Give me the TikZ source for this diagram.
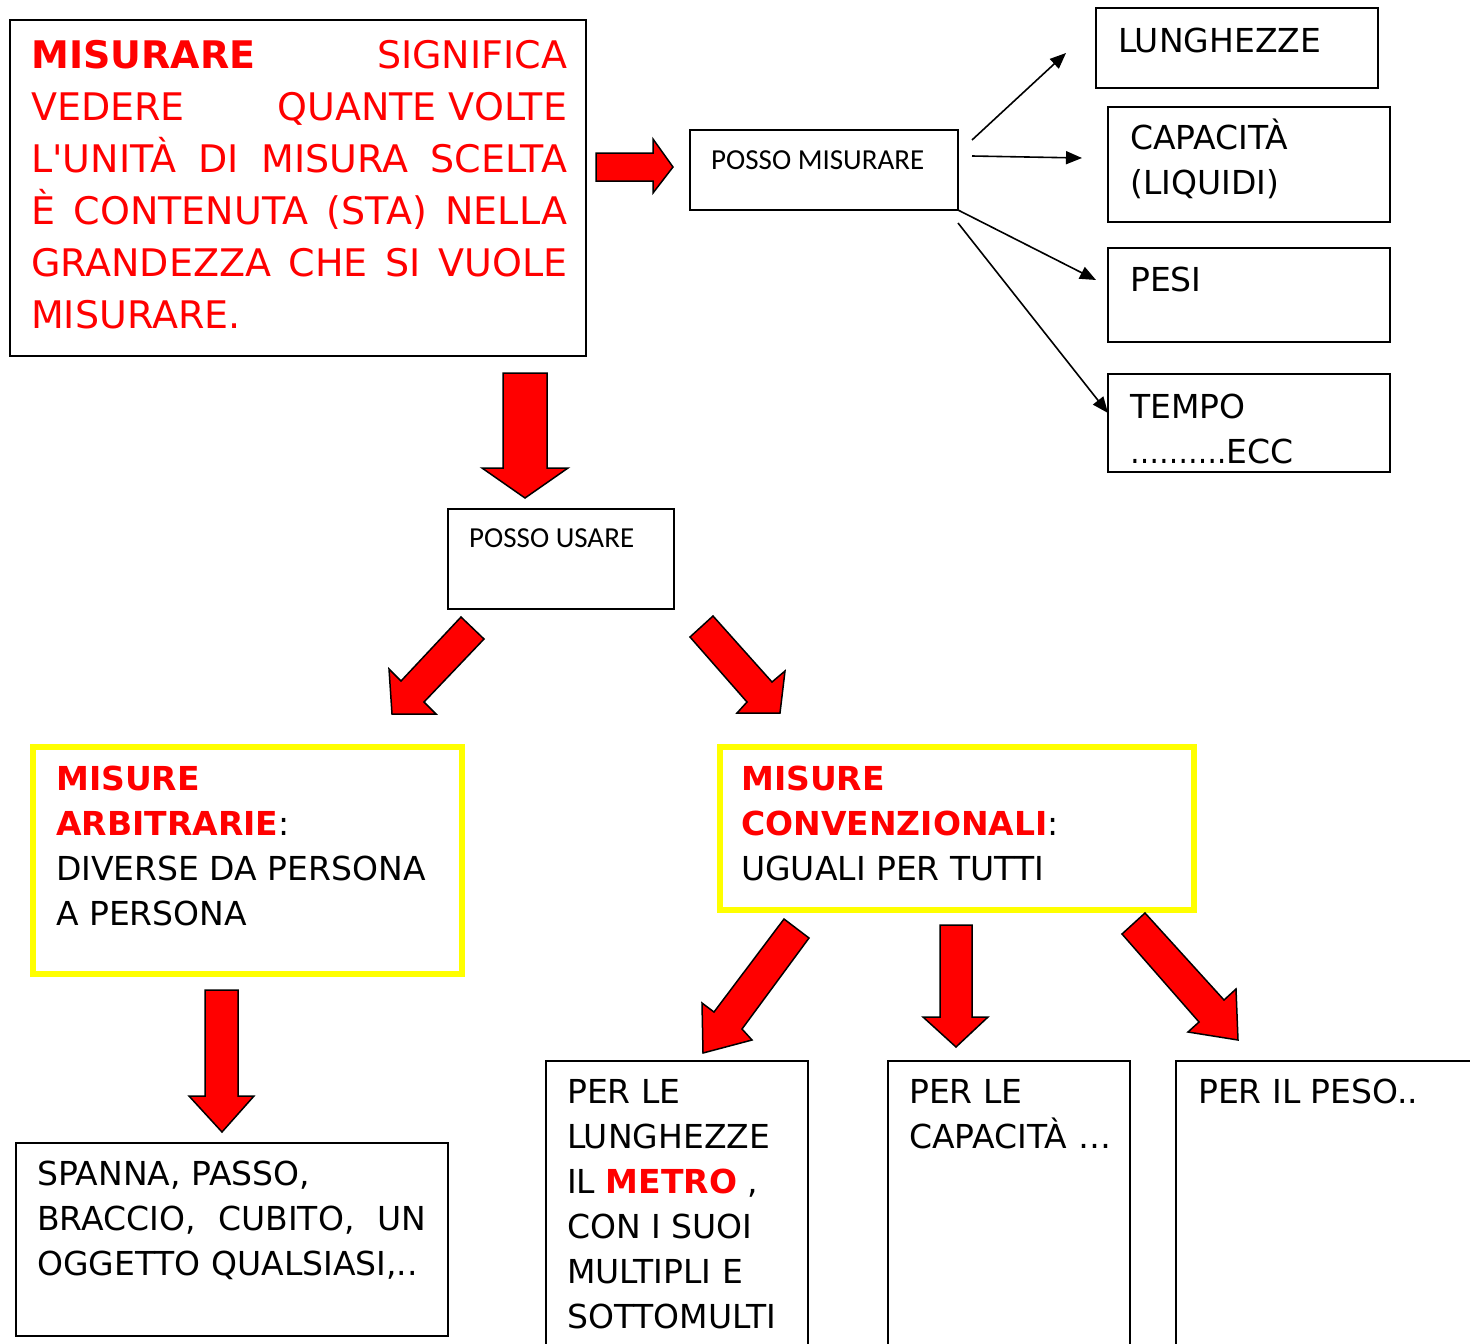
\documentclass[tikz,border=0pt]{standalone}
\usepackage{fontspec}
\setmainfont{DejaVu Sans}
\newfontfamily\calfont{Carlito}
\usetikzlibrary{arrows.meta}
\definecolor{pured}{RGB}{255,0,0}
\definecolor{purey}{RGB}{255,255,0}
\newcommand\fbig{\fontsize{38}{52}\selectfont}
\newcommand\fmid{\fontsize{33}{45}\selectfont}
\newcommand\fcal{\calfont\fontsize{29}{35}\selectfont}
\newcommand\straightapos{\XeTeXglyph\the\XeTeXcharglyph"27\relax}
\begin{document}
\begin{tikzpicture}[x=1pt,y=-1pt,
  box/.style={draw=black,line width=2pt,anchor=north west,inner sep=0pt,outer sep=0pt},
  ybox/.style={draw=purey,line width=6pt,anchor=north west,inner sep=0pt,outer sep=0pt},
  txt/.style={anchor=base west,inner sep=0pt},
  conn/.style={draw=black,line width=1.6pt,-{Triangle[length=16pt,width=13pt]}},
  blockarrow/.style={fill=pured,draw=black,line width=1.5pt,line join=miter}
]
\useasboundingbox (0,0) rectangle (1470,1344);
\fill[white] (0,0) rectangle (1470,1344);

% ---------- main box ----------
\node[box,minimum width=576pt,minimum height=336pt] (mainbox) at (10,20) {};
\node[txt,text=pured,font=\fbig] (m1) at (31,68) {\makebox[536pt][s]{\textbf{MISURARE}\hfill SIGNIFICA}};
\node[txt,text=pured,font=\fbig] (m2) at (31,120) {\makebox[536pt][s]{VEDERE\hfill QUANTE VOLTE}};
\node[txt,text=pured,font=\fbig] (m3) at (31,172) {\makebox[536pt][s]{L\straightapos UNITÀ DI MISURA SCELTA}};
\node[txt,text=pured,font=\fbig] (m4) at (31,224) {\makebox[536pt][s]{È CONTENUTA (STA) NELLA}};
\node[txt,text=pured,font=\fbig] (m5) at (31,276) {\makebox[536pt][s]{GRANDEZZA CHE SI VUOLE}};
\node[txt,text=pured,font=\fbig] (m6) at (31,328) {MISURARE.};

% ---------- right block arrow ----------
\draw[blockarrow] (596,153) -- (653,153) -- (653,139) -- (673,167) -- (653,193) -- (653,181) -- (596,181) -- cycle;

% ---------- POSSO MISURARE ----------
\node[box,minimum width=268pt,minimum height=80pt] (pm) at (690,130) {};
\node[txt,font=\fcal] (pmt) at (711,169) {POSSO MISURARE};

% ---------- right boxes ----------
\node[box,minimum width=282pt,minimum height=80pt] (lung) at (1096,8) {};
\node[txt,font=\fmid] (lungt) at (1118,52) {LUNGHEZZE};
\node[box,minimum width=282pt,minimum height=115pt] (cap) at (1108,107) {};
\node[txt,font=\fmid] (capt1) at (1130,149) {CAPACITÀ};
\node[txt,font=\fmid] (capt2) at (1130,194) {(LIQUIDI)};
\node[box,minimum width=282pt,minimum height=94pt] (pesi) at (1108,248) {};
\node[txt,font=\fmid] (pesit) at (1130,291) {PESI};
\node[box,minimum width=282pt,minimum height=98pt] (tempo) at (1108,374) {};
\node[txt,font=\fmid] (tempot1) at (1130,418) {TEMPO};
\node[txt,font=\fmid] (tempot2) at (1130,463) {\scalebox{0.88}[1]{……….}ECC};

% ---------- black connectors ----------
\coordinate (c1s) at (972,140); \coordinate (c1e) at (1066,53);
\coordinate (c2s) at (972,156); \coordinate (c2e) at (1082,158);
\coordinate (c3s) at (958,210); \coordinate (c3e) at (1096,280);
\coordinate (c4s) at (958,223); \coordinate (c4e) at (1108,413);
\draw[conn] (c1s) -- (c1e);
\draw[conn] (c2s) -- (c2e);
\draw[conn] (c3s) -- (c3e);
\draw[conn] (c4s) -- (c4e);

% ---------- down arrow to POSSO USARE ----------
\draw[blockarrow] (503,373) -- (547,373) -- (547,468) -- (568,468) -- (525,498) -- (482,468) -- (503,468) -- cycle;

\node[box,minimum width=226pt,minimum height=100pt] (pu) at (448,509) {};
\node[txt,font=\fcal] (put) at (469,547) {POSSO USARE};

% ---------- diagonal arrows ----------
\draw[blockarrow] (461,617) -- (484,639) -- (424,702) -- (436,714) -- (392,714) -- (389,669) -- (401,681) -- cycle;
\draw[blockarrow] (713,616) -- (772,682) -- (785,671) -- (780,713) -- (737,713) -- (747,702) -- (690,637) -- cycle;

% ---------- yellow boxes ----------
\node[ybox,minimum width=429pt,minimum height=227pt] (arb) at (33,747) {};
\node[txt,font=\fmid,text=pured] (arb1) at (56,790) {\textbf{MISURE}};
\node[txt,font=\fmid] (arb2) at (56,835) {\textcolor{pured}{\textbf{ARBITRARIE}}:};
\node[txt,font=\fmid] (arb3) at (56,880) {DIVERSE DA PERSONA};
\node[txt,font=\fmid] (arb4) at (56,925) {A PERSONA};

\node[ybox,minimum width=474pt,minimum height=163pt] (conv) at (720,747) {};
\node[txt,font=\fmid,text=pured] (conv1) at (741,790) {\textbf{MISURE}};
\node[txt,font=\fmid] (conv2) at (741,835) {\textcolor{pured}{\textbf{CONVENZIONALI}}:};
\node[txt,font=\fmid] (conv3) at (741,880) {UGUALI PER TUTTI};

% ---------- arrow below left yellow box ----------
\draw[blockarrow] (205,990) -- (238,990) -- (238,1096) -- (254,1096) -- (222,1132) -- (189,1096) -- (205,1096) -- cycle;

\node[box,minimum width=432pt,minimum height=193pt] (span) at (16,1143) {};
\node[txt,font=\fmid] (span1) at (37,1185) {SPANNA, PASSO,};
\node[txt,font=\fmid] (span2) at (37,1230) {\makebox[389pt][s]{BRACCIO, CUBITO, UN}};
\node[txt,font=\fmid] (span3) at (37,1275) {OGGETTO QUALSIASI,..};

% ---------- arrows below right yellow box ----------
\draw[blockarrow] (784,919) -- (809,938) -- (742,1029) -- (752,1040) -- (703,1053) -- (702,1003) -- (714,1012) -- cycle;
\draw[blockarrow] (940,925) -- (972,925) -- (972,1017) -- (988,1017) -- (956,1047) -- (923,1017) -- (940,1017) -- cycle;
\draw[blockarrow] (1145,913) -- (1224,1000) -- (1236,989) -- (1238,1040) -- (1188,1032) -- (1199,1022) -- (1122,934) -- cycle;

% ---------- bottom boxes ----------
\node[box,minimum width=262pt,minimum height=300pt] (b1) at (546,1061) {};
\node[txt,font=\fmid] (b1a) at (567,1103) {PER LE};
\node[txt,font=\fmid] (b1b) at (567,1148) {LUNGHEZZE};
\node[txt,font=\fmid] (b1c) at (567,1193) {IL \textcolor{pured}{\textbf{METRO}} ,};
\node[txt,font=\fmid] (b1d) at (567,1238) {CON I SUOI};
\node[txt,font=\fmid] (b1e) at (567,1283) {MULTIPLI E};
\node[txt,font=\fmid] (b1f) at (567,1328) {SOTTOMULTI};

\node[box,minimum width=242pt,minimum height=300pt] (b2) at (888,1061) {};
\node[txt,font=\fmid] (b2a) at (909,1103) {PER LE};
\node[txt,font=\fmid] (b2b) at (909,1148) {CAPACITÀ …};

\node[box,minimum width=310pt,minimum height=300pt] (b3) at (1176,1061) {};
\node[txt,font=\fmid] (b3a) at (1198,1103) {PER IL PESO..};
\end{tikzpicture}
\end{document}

■ ■ ■ ■

:: Instructions to follow ::
Write the lines above out again exactly, without any of their pictures.

:: Final answer ::
Give me the TikZ source for this diagram.
\documentclass[tikz,border=0pt]{standalone}
\usepackage{fontspec}
\setmainfont{DejaVu Sans}
\newfontfamily\calfont{Carlito}
\usetikzlibrary{arrows.meta}
\definecolor{pured}{RGB}{255,0,0}
\definecolor{purey}{RGB}{255,255,0}
\newcommand\fbig{\fontsize{38}{52}\selectfont}
\newcommand\fmid{\fontsize{33}{45}\selectfont}
\newcommand\fcal{\calfont\fontsize{29}{35}\selectfont}
\newcommand\straightapos{\XeTeXglyph\the\XeTeXcharglyph"27\relax}
\begin{document}
\begin{tikzpicture}[x=1pt,y=-1pt,
  box/.style={draw=black,line width=2pt,anchor=north west,inner sep=0pt,outer sep=0pt},
  ybox/.style={draw=purey,line width=6pt,anchor=north west,inner sep=0pt,outer sep=0pt},
  txt/.style={anchor=base west,inner sep=0pt},
  conn/.style={draw=black,line width=1.6pt,-{Triangle[length=16pt,width=13pt]}},
  blockarrow/.style={fill=pured,draw=black,line width=1.5pt,line join=miter}
]
\useasboundingbox (0,0) rectangle (1470,1344);
\fill[white] (0,0) rectangle (1470,1344);

% ---------- main box ----------
\node[box,minimum width=576pt,minimum height=336pt] (mainbox) at (10,20) {};
\node[txt,text=pured,font=\fbig] (m1) at (31,68) {\makebox[536pt][s]{\textbf{MISURARE}\hfill SIGNIFICA}};
\node[txt,text=pured,font=\fbig] (m2) at (31,120) {\makebox[536pt][s]{VEDERE\hfill QUANTE VOLTE}};
\node[txt,text=pured,font=\fbig] (m3) at (31,172) {\makebox[536pt][s]{L\straightapos UNITÀ DI MISURA SCELTA}};
\node[txt,text=pured,font=\fbig] (m4) at (31,224) {\makebox[536pt][s]{È CONTENUTA (STA) NELLA}};
\node[txt,text=pured,font=\fbig] (m5) at (31,276) {\makebox[536pt][s]{GRANDEZZA CHE SI VUOLE}};
\node[txt,text=pured,font=\fbig] (m6) at (31,328) {MISURARE.};

% ---------- right block arrow ----------
\draw[blockarrow] (596,153) -- (653,153) -- (653,139) -- (673,167) -- (653,193) -- (653,181) -- (596,181) -- cycle;

% ---------- POSSO MISURARE ----------
\node[box,minimum width=268pt,minimum height=80pt] (pm) at (690,130) {};
\node[txt,font=\fcal] (pmt) at (711,169) {POSSO MISURARE};

% ---------- right boxes ----------
\node[box,minimum width=282pt,minimum height=80pt] (lung) at (1096,8) {};
\node[txt,font=\fmid] (lungt) at (1118,52) {LUNGHEZZE};
\node[box,minimum width=282pt,minimum height=115pt] (cap) at (1108,107) {};
\node[txt,font=\fmid] (capt1) at (1130,149) {CAPACITÀ};
\node[txt,font=\fmid] (capt2) at (1130,194) {(LIQUIDI)};
\node[box,minimum width=282pt,minimum height=94pt] (pesi) at (1108,248) {};
\node[txt,font=\fmid] (pesit) at (1130,291) {PESI};
\node[box,minimum width=282pt,minimum height=98pt] (tempo) at (1108,374) {};
\node[txt,font=\fmid] (tempot1) at (1130,418) {TEMPO};
\node[txt,font=\fmid] (tempot2) at (1130,463) {\scalebox{0.88}[1]{……….}ECC};

% ---------- black connectors ----------
\coordinate (c1s) at (972,140); \coordinate (c1e) at (1066,53);
\coordinate (c2s) at (972,156); \coordinate (c2e) at (1082,158);
\coordinate (c3s) at (958,210); \coordinate (c3e) at (1096,280);
\coordinate (c4s) at (958,223); \coordinate (c4e) at (1108,413);
\draw[conn] (c1s) -- (c1e);
\draw[conn] (c2s) -- (c2e);
\draw[conn] (c3s) -- (c3e);
\draw[conn] (c4s) -- (c4e);

% ---------- down arrow to POSSO USARE ----------
\draw[blockarrow] (503,373) -- (547,373) -- (547,468) -- (568,468) -- (525,498) -- (482,468) -- (503,468) -- cycle;

\node[box,minimum width=226pt,minimum height=100pt] (pu) at (448,509) {};
\node[txt,font=\fcal] (put) at (469,547) {POSSO USARE};

% ---------- diagonal arrows ----------
\draw[blockarrow] (461,617) -- (484,639) -- (424,702) -- (436,714) -- (392,714) -- (389,669) -- (401,681) -- cycle;
\draw[blockarrow] (713,616) -- (772,682) -- (785,671) -- (780,713) -- (737,713) -- (747,702) -- (690,637) -- cycle;

% ---------- yellow boxes ----------
\node[ybox,minimum width=429pt,minimum height=227pt] (arb) at (33,747) {};
\node[txt,font=\fmid,text=pured] (arb1) at (56,790) {\textbf{MISURE}};
\node[txt,font=\fmid] (arb2) at (56,835) {\textcolor{pured}{\textbf{ARBITRARIE}}:};
\node[txt,font=\fmid] (arb3) at (56,880) {DIVERSE DA PERSONA};
\node[txt,font=\fmid] (arb4) at (56,925) {A PERSONA};

\node[ybox,minimum width=474pt,minimum height=163pt] (conv) at (720,747) {};
\node[txt,font=\fmid,text=pured] (conv1) at (741,790) {\textbf{MISURE}};
\node[txt,font=\fmid] (conv2) at (741,835) {\textcolor{pured}{\textbf{CONVENZIONALI}}:};
\node[txt,font=\fmid] (conv3) at (741,880) {UGUALI PER TUTTI};

% ---------- arrow below left yellow box ----------
\draw[blockarrow] (205,990) -- (238,990) -- (238,1096) -- (254,1096) -- (222,1132) -- (189,1096) -- (205,1096) -- cycle;

\node[box,minimum width=432pt,minimum height=193pt] (span) at (16,1143) {};
\node[txt,font=\fmid] (span1) at (37,1185) {SPANNA, PASSO,};
\node[txt,font=\fmid] (span2) at (37,1230) {\makebox[389pt][s]{BRACCIO, CUBITO, UN}};
\node[txt,font=\fmid] (span3) at (37,1275) {OGGETTO QUALSIASI,..};

% ---------- arrows below right yellow box ----------
\draw[blockarrow] (784,919) -- (809,938) -- (742,1029) -- (752,1040) -- (703,1053) -- (702,1003) -- (714,1012) -- cycle;
\draw[blockarrow] (940,925) -- (972,925) -- (972,1017) -- (988,1017) -- (956,1047) -- (923,1017) -- (940,1017) -- cycle;
\draw[blockarrow] (1145,913) -- (1224,1000) -- (1236,989) -- (1238,1040) -- (1188,1032) -- (1199,1022) -- (1122,934) -- cycle;

% ---------- bottom boxes ----------
\node[box,minimum width=262pt,minimum height=300pt] (b1) at (546,1061) {};
\node[txt,font=\fmid] (b1a) at (567,1103) {PER LE};
\node[txt,font=\fmid] (b1b) at (567,1148) {LUNGHEZZE};
\node[txt,font=\fmid] (b1c) at (567,1193) {IL \textcolor{pured}{\textbf{METRO}} ,};
\node[txt,font=\fmid] (b1d) at (567,1238) {CON I SUOI};
\node[txt,font=\fmid] (b1e) at (567,1283) {MULTIPLI E};
\node[txt,font=\fmid] (b1f) at (567,1328) {SOTTOMULTI};

\node[box,minimum width=242pt,minimum height=300pt] (b2) at (888,1061) {};
\node[txt,font=\fmid] (b2a) at (909,1103) {PER LE};
\node[txt,font=\fmid] (b2b) at (909,1148) {CAPACITÀ …};

\node[box,minimum width=310pt,minimum height=300pt] (b3) at (1176,1061) {};
\node[txt,font=\fmid] (b3a) at (1198,1103) {PER IL PESO..};
\end{tikzpicture}
\end{document}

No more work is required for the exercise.